Helmut Zeitz / 12.09.2022

Boris Reitschuster ist ein Held unserer Zeit. Punkt. Aber auch Helden brauchen die Unterstützung jener, für deren Belange sie sich einsetzen. Punkt. Und wer also von den eifrigen Kommentatoren hier unterstützt ihn denn? Zum Beispiel ich. Aber es müssen mehr werden. Punkt!

Fred Burig / 12.09.2022

@Richard Reit:”... Das mit quengelig und Tag retten hätten sie sich schenken können.” Sie haben mich falsch verstanden oder es falsch gelesen! Das ist alles auf Herrn Kief bezogen, wie er in seiner Schlaumeier- Art ständig der Korrektheit auf der Spur ist, um am Tagesende Zufriedenheit zu verspüren! Lesen sie es bitte nochmal unter diesem Aspekt. MfG

Bernd Michalski / 12.09.2022

Den Polizei- und Justizapparat gegen politische Gegner zu missbrauchen, ist typisch für eine diktatorische Bananenrepublik. In Amerika geschieht das gerade in größerem Maßstab, gegen mindestens Dutzende von Unterstützern des letzten und vermutlich/hoffentlich nächsten US-Präsidenten, aber auch gegen kritische Internet-Journalisten wie z.B. Tim Pool. Ein Beweis dafür, dass die Unabhängigkeit der Justiz – und das gilt dann leider auch für große Teile des Gerichtswesens – in den USA längst nicht mehr gegeben ist, womit übrigens eben auch schamlose Wahlmanipulation weitgehend straflos bleibt. ___ So wie in Deutschland das Bundesverfassungsgericht durch entsprechend schamlose Personalpolitik seine Kontrollfunktion praktisch aufgegeben hat. ___ Wo bleiben die parlamentarischen Anfragen von Herrn Kubicki, dem großen weltberühmten Streiter für Meinungsfreiheit, die dergleichen Machenschaften aufdecken, zumindest offensiv thematisieren? Auch nur Fehlanzeige?

Uwe Samsel / 12.09.2022

Wir müssen uns daran gewöhnen, Faschisten da zu sehen, wo sie sich Demokraten nennen.
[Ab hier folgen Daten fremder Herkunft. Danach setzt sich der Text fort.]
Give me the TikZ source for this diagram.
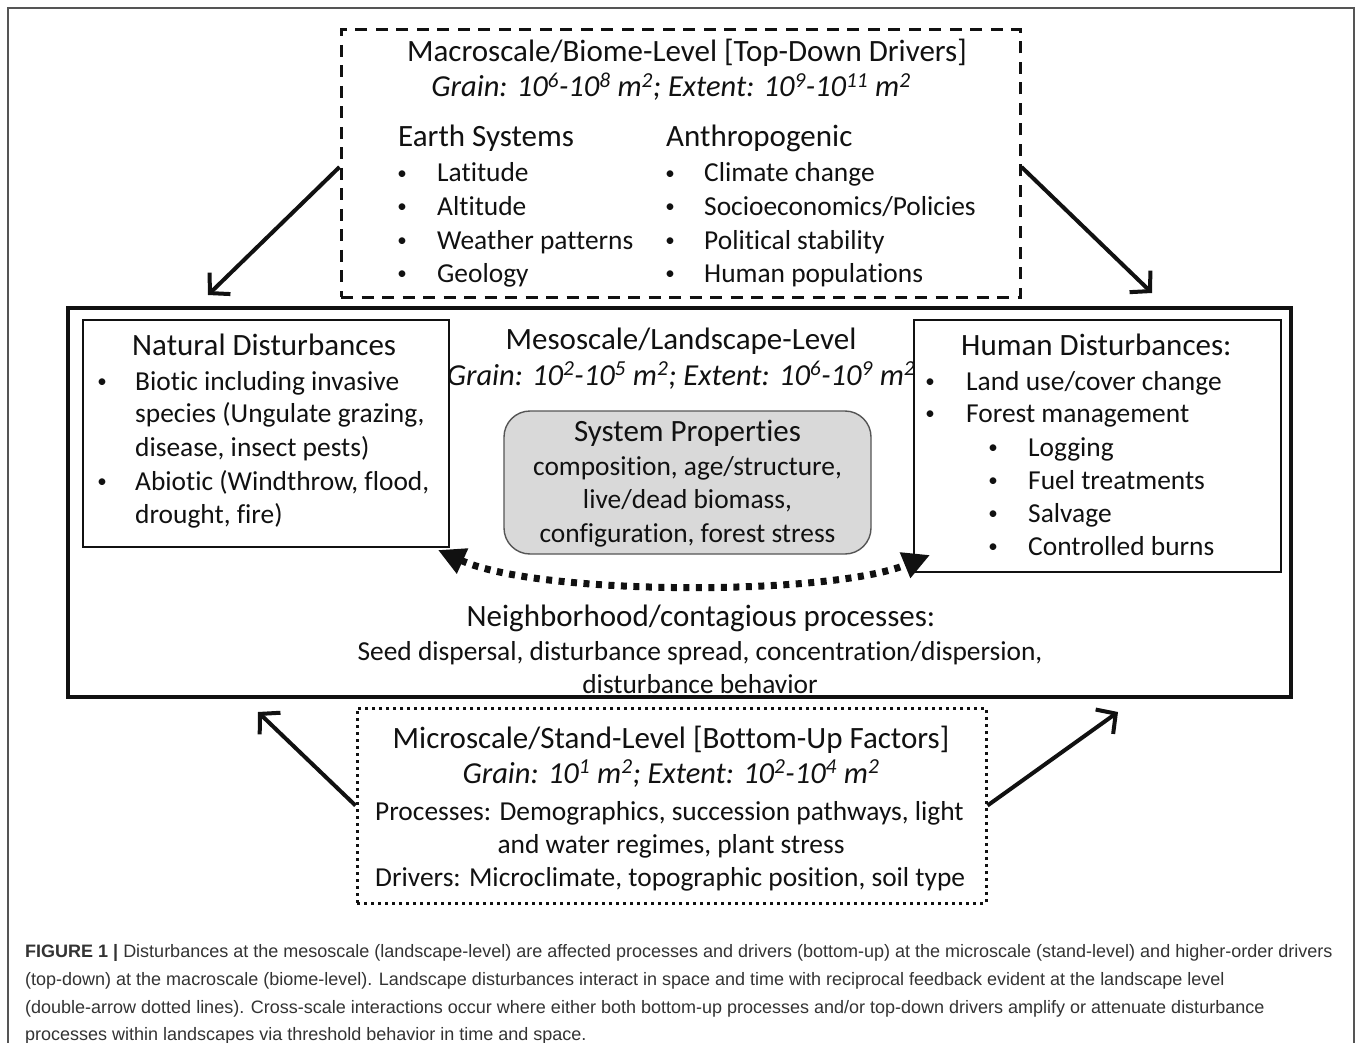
\documentclass[tikz,border=0pt]{standalone}
\usepackage{fontspec}
\setmainfont{Carlito}[Ligatures=NoCommon]
\newfontfamily\capfont{Liberation Sans}
\usetikzlibrary{arrows.meta}

\definecolor{ink}{HTML}{111111}
\definecolor{propfill}{HTML}{D9D9D9}
\definecolor{framegray}{HTML}{555555}
\definecolor{capgray}{HTML}{333333}
\newcommand{\sps}[1]{\textsuperscript{#1}}
\newcommand{\dotmark}{\raisebox{2.5pt}{•}}

\begin{document}
\begin{tikzpicture}[x=1pt,y=-1pt,
  body/.style={font=\fontsize{27.4}{33}\selectfont, inner sep=0pt, text=ink},
  grain/.style={font=\fontsize{30.5}{36}\selectfont\itshape, inner sep=0pt, text=ink, anchor=base},
  headtxt/.style={font=\fontsize{31}{37}\selectfont, inner sep=0pt, text=ink},
  bul/.style={font=\fontsize{19}{20}\selectfont, inner sep=0pt, text=ink, anchor=base},
  caption/.style={font=\capfont\fontsize{18}{21}\selectfont, inner sep=0pt, text=capgray, anchor=base west},
  plainbox/.style={draw=ink, line width=1.4pt, inner sep=0pt},
  macrobox/.style={draw=ink, line width=3pt, dash pattern=on 12pt off 8.5pt, inner sep=0pt},
  microbox/.style={draw=ink, line width=3pt, dash pattern=on 3pt off 4pt, inner sep=0pt},
  mesobox/.style={draw=ink, line width=4.5pt, inner sep=0pt},
  propbox/.style={draw=framegray, fill=propfill, line width=1.4pt, rounded corners=26pt, inner sep=0pt},
  scalearrow/.style={draw=ink, line width=4pt, -{Straight Barb[length=14pt,width=30pt]}},
  feedback/.style={draw=ink, line width=7pt, dash pattern=on 6pt off 6.5pt,
    {Triangle[length=27pt,width=26pt]}-{Triangle[length=27pt,width=26pt]}}
]
\useasboundingbox (0,0) rectangle (1360,1043);
\fill[white] (0,0) rectangle (1360,1043);

% outer figure frame (open at the bottom)
\draw[framegray, line width=2pt] (8,1043) -- (8,8) -- (1354,8) -- (1354,1043);

% ---- boxes ----
\node[macrobox, minimum width=679pt, minimum height=267pt] (macro) at (680.5,163.5) {};
\node[mesobox, minimum width=1223pt, minimum height=389pt] (meso) at (679.5,502.5) {};
\node[plainbox, minimum width=366pt, minimum height=227pt] (natural) at (266,433.5) {};
\node[plainbox, minimum width=367pt, minimum height=252pt] (human) at (1097.5,446) {};
\node[propbox, minimum width=367pt, minimum height=143pt] (props) at (687.5,482.5) {};
\node[microbox, minimum width=629pt, minimum height=195pt] (micro) at (671.5,805.5) {};

% ---- macroscale text ----
\node[headtxt, anchor=base] (macroT) at (687,62) {Macroscale/Biome-Level [Top-Down Drivers]};
\node[grain] (macroG) at (671,97)
  {Grain: 10\sps{6}-10\sps{8} m\sps{2}; Extent: 10\sps{9}-10\sps{11} m\sps{2}};
\node[headtxt, anchor=base west] (earthH) at (398,147) {Earth Systems};
\node[headtxt, anchor=base west] (anthH) at (666,147) {Anthropogenic};
\foreach \yy/\lt/\rt [count=\i] in {182/Latitude/Climate change,
    215/Altitude/Socioeconomics\slash Policies,
    249/Weather patterns/Political stability,
    282/Geology/Human populations}{
  \node[bul] (eb\i) at (402,\yy) {\dotmark};
  \node[body, anchor=base west] (et\i) at (437,\yy) {\lt};
  \node[bul] (ab\i) at (670,\yy) {\dotmark};
  \node[body, anchor=base west] (at\i) at (704,\yy) {\rt};
}

% ---- mesoscale text ----
\node[headtxt, anchor=base] (mesoT) at (681,349) {Mesoscale/Landscape-Level};
\node[grain] (mesoG) at (681,385)
  {Grain: 10\sps{2}-10\sps{5} m\sps{2}; Extent: 10\sps{6}-10\sps{9} m\sps{2}};

\node[headtxt, anchor=base west] (natT) at (132,355) {Natural Disturbances};
\node[bul] (nb1) at (102,390) {\dotmark};
\node[body, anchor=base west] (n1) at (135,390) {Biotic including invasive};
\node[body, anchor=base west] (n2) at (135,422) {species (Ungulate grazing,};
\node[body, anchor=base west] (n3) at (135,456) {disease, insect pests)};
\node[bul] (nb2) at (102,490) {\dotmark};
\node[body, anchor=base west] (n4) at (135,490) {Abiotic (Windthrow, flood,};
\node[body, anchor=base west] (n5) at (135,523) {drought, fire)};

\node[headtxt, anchor=base west] (humT) at (961,355) {Human Disturbances:};
\node[bul] (hb1) at (930,390) {\dotmark};
\node[body, anchor=base west] (h1) at (966,390) {Land use/cover change};
\node[bul] (hb2) at (930,422) {\dotmark};
\node[body, anchor=base west] (h2) at (966,422) {Forest management};
\foreach \yy/\tx [count=\i] in {456/Logging, 489/Fuel treatments, 522/Salvage, 555/Controlled burns}{
  \node[bul] (hsb\i) at (993,\yy) {\dotmark};
  \node[body, anchor=base west] (hs\i) at (1028,\yy) {\tx};
}

\node[headtxt, anchor=base] (propT) at (687.5,441) {System Properties};
\node[body, anchor=base] (p1) at (687.5,475) {composition, age/structure,};
\node[body, anchor=base] (p2) at (687.5,508) {live/dead biomass,};
\node[body, anchor=base] (p3) at (687.5,542) {configuration, forest stress};

\node[headtxt, anchor=base] (nbhT) at (701,626) {Neighborhood/contagious processes:};
\node[body, anchor=base] (nbh1) at (700,660) {Seed dispersal, disturbance spread, concentration/dispersion,};
\node[body, anchor=base] (nbh2) at (700,693) {disturbance behavior};

% ---- microscale text ----
\node[headtxt, anchor=base] (microT) at (671,748) {Microscale/Stand-Level [Bottom-Up Factors]};
\node[grain] (microG) at (671,783)
  {Grain: 10\sps{1} m\sps{2}; Extent: 10\sps{2}-10\sps{4} m\sps{2}};
\node[body, anchor=base west] (mp1) at (375,820) {Processes: Demographics, succession pathways, light};
\node[body, anchor=base] (mp2) at (671,853) {and water regimes, plant stress};
\node[body, anchor=base west] (md1) at (375,886) {Drivers: Microclimate, topographic position, soil type};

% ---- cross-scale arrows ----
\coordinate (tlTip) at (208,295);
\coordinate (trTip) at (1152,293);
\coordinate (blTip) at (258,712);
\coordinate (brTip) at (1118,712);
\draw[scalearrow] ([yshift=-3.5pt]macro.west) -- (tlTip);
\draw[scalearrow] ([yshift=-3.5pt]macro.east) -- (trTip);
\draw[scalearrow] (micro.west) -- (blTip);
\draw[scalearrow] (micro.east) -- (brTip);

% ---- reciprocal feedback between disturbance types ----
\coordinate (fbL) at (438,550);
\coordinate (fbR) at (930,555);
\draw[feedback] (fbL) .. controls (540,596) and (830,596) .. (fbR);

% ---- caption ----
\node[caption] (cap1) at (25,957) {\textbf{FIGURE 1 |} Disturbances at the mesoscale (landscape-level) are affected processes and drivers (bottom-up) at the microscale (stand-level) and higher-order drivers};
\node[caption] (cap2) at (25,985) {(top-down) at the macroscale (biome-level). Landscape disturbances interact in space and time with reciprocal feedback evident at the landscape level};
\node[caption] (cap3) at (25,1013) {(double-arrow dotted lines). Cross-scale interactions occur where either both bottom-up processes and/or top-down drivers amplify or attenuate disturbance};
\node[caption] (cap4) at (25,1040) {processes within landscapes via threshold behavior in time and space.};
\end{tikzpicture}
\end{document}
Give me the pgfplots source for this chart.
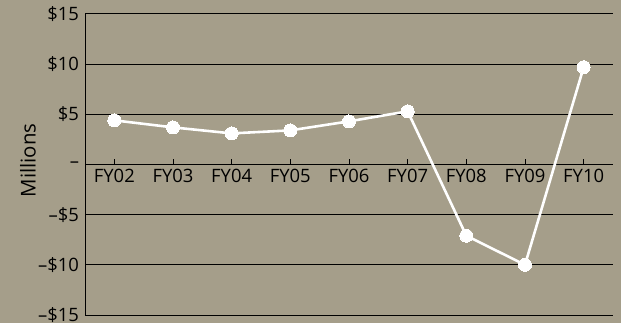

Thomas Hechinger / 12.09.2022

Danke.

Thomas Schmied / 12.09.2022

@Oliver König, bin auch nicht mit jedem Achse-Artikel zu 100% einverstanden. Das muss aber auch gar nicht so sein. Es geht inzwischen schlicht und ergreifend um die Erhaltung der Meinungs- und der Pressefreiheit in diesem immer trüber werdenden Deutschland.

Thomas Schmied / 12.09.2022

“Und kein Kollege springt ihm bei.” Doch! Maxeiner tut es, die Achse tut es. Das ist gut und richtig und eigentlich selbstverständlich. Hatte auch bei Tichys im Kommentarbereich darauf hingewiesen, dass jetzt dringend Solidarität innerhalb der “Alternativen Medien angesagt ist. Auch die Achse ist ja Angriffen ausgesetzt. Wenn die letzten verbliebenen Journalisten mit gewissem Objektivitätsanspruch sich nicht gegenseitig beispringen, wird man sie, langsam aber sicher, einzeln fertig machen. Es herrscht bereits jetzt schon ein sanfter Totalitarismus und er sickert immer tiefer ein, Deutschland ist eine Mediokratie mit demokratischer Tünche. Die neuen Totalitären haben den Demokratiebegriff für sich gepachtet und sprechen ihn jedem ab, der ihre Herrschaft kritisiert. Nur eine Minderheit ist kritisch oder äußert sich überhaupt. Ohne die alternativen Medien wird die kritische Minderheit sich jedoch nicht mehr vergewissern können, nicht alleine zu sein. Macht bloß weiter. Sonst kommt bald wirklich nur noch eine Meinung vor. Wenn die wenigen kritischen Menschen glauben, bekloppt zu sein, dann haben die Woken gewonnen.